-- Start --

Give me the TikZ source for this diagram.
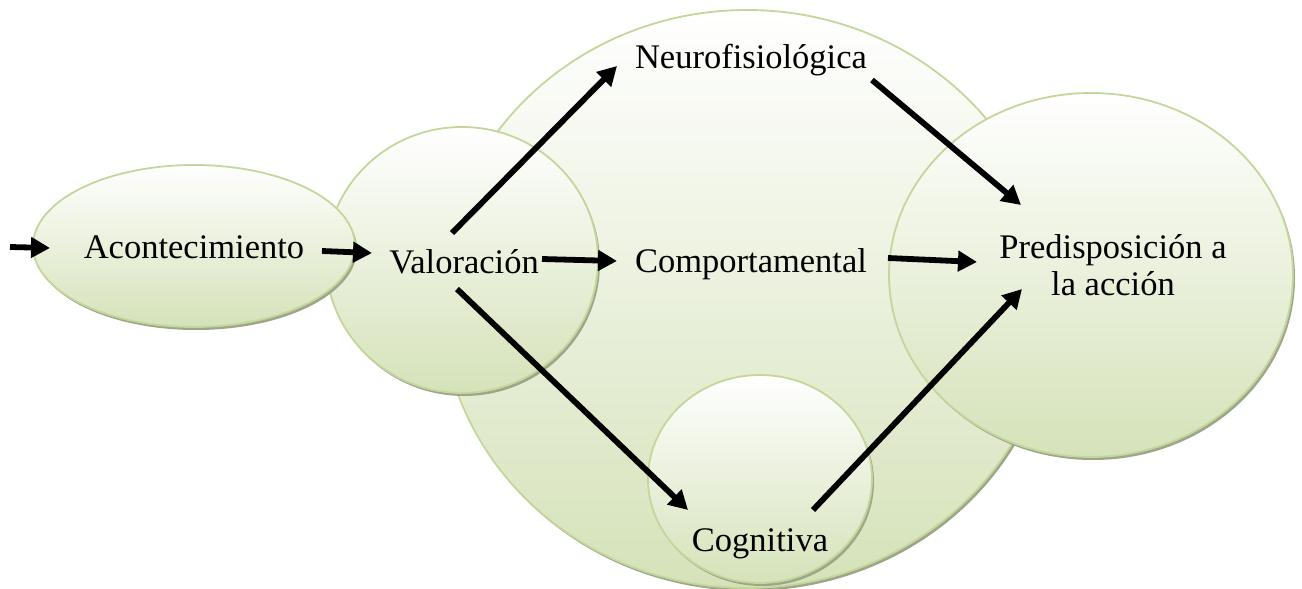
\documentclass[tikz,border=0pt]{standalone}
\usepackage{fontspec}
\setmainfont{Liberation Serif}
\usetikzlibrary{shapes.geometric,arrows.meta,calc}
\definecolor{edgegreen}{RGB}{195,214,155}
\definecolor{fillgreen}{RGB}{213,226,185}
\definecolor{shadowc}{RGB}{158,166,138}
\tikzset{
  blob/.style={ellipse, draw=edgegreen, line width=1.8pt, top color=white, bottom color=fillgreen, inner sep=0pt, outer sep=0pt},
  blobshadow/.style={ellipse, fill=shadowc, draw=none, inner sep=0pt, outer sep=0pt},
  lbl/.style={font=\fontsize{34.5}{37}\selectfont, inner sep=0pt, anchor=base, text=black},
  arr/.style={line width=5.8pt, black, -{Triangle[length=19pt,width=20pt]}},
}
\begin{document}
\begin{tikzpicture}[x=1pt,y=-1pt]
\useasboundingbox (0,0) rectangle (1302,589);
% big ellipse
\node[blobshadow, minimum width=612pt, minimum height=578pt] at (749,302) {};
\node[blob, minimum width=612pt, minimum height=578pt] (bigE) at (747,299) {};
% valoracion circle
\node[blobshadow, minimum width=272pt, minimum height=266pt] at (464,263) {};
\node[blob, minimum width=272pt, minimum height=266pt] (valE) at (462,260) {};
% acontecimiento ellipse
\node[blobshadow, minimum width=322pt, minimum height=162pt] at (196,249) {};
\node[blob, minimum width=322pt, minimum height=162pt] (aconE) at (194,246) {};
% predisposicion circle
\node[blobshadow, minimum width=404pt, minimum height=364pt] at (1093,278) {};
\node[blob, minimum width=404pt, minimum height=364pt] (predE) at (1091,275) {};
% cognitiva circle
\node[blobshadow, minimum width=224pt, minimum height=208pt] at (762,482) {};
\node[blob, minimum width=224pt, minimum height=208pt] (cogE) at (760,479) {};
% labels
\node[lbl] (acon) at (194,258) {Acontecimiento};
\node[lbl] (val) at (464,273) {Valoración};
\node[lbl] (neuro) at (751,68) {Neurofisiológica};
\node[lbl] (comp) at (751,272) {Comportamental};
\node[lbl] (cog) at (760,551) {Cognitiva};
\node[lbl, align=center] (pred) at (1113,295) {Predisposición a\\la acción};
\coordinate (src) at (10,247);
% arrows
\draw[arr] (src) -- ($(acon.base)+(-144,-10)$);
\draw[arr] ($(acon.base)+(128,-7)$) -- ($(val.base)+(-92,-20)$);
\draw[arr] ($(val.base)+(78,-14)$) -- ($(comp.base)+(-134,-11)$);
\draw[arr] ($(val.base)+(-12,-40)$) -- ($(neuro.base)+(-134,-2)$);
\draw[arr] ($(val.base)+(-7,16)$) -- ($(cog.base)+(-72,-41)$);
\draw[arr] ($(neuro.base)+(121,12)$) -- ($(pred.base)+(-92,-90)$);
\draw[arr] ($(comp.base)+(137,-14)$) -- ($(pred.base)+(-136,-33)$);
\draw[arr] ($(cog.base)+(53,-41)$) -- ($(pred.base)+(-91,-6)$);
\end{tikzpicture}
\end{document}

-- End --

● Directive
Every line of the data above should be quoted exactly. Omit the pictures.

● Answer to the problem
Give me the TikZ source for this diagram.
\documentclass[tikz,border=0pt]{standalone}
\usepackage{fontspec}
\setmainfont{Liberation Serif}
\usetikzlibrary{shapes.geometric,arrows.meta,calc}
\definecolor{edgegreen}{RGB}{195,214,155}
\definecolor{fillgreen}{RGB}{213,226,185}
\definecolor{shadowc}{RGB}{158,166,138}
\tikzset{
  blob/.style={ellipse, draw=edgegreen, line width=1.8pt, top color=white, bottom color=fillgreen, inner sep=0pt, outer sep=0pt},
  blobshadow/.style={ellipse, fill=shadowc, draw=none, inner sep=0pt, outer sep=0pt},
  lbl/.style={font=\fontsize{34.5}{37}\selectfont, inner sep=0pt, anchor=base, text=black},
  arr/.style={line width=5.8pt, black, -{Triangle[length=19pt,width=20pt]}},
}
\begin{document}
\begin{tikzpicture}[x=1pt,y=-1pt]
\useasboundingbox (0,0) rectangle (1302,589);
% big ellipse
\node[blobshadow, minimum width=612pt, minimum height=578pt] at (749,302) {};
\node[blob, minimum width=612pt, minimum height=578pt] (bigE) at (747,299) {};
% valoracion circle
\node[blobshadow, minimum width=272pt, minimum height=266pt] at (464,263) {};
\node[blob, minimum width=272pt, minimum height=266pt] (valE) at (462,260) {};
% acontecimiento ellipse
\node[blobshadow, minimum width=322pt, minimum height=162pt] at (196,249) {};
\node[blob, minimum width=322pt, minimum height=162pt] (aconE) at (194,246) {};
% predisposicion circle
\node[blobshadow, minimum width=404pt, minimum height=364pt] at (1093,278) {};
\node[blob, minimum width=404pt, minimum height=364pt] (predE) at (1091,275) {};
% cognitiva circle
\node[blobshadow, minimum width=224pt, minimum height=208pt] at (762,482) {};
\node[blob, minimum width=224pt, minimum height=208pt] (cogE) at (760,479) {};
% labels
\node[lbl] (acon) at (194,258) {Acontecimiento};
\node[lbl] (val) at (464,273) {Valoración};
\node[lbl] (neuro) at (751,68) {Neurofisiológica};
\node[lbl] (comp) at (751,272) {Comportamental};
\node[lbl] (cog) at (760,551) {Cognitiva};
\node[lbl, align=center] (pred) at (1113,295) {Predisposición a\\la acción};
\coordinate (src) at (10,247);
% arrows
\draw[arr] (src) -- ($(acon.base)+(-144,-10)$);
\draw[arr] ($(acon.base)+(128,-7)$) -- ($(val.base)+(-92,-20)$);
\draw[arr] ($(val.base)+(78,-14)$) -- ($(comp.base)+(-134,-11)$);
\draw[arr] ($(val.base)+(-12,-40)$) -- ($(neuro.base)+(-134,-2)$);
\draw[arr] ($(val.base)+(-7,16)$) -- ($(cog.base)+(-72,-41)$);
\draw[arr] ($(neuro.base)+(121,12)$) -- ($(pred.base)+(-92,-90)$);
\draw[arr] ($(comp.base)+(137,-14)$) -- ($(pred.base)+(-136,-33)$);
\draw[arr] ($(cog.base)+(53,-41)$) -- ($(pred.base)+(-91,-6)$);
\end{tikzpicture}
\end{document}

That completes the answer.